Hello,
Attached is a suggestion for "--group" option in uniq, as discussed here:
http://lists.gnu.org/archive/html/coreutils/2011-03/msg00000.html
http://lists.gnu.org/archive/html/coreutils/2012-03/msg00052.html
The patch adds two parameters:
--group=[method] separate each unique line (whether duplicated or not)
with a marker.
method={none,separate(default),prepend,append,both)

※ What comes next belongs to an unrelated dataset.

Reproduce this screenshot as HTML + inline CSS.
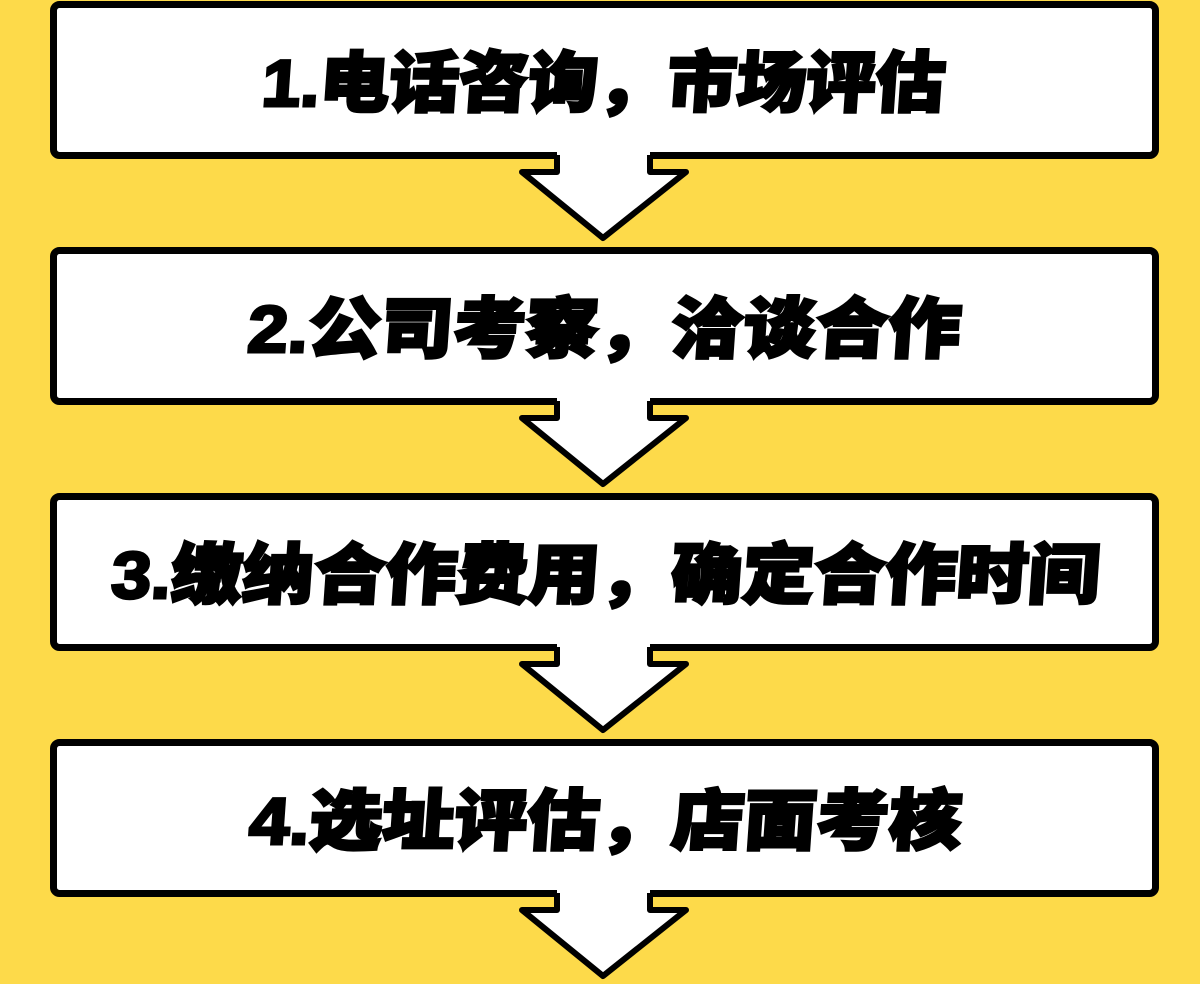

--group-separator=SEP with --group, separates group using SEP
(default: empty line)
And it behaves "as expected":
===
$ printf "a\na\na\nb\nc\nc\n" | ./src/uniq --group-sep="--" --group=separate
a
--
b
--
c
$ printf "a\na\na\nb\nc\nc\n" | ./src/uniq --group-sep="--" --group=both
--
a
--
b
--
c
--
$ printf "a\na\na\nb\nc\nc\n" | ./src/uniq --group-sep="--" --group=prepend
--
a
--
b
--
c
$ printf "a\na\na\nb\nc\nc\n" | ./src/uniq -D --group-sep="--" --group=both
--
a
a
a
--
c
c
--
===
The added tests check all sorts of combinations.
If this is the right direction, I'll send an updated patch (with
NEWS/docs/etc.).
-gordon
>From ece4bcc78d23050da1572ddec29ed81a806cbf4b Mon Sep 17 00:00:00 2001
From: Assaf Gordon <[email protected]>
Date: Wed, 20 Feb 2013 13:31:22 -0500
Subject: [PATCH] uniq: add "--group" option
* src/uniq.c: implement "--group" options.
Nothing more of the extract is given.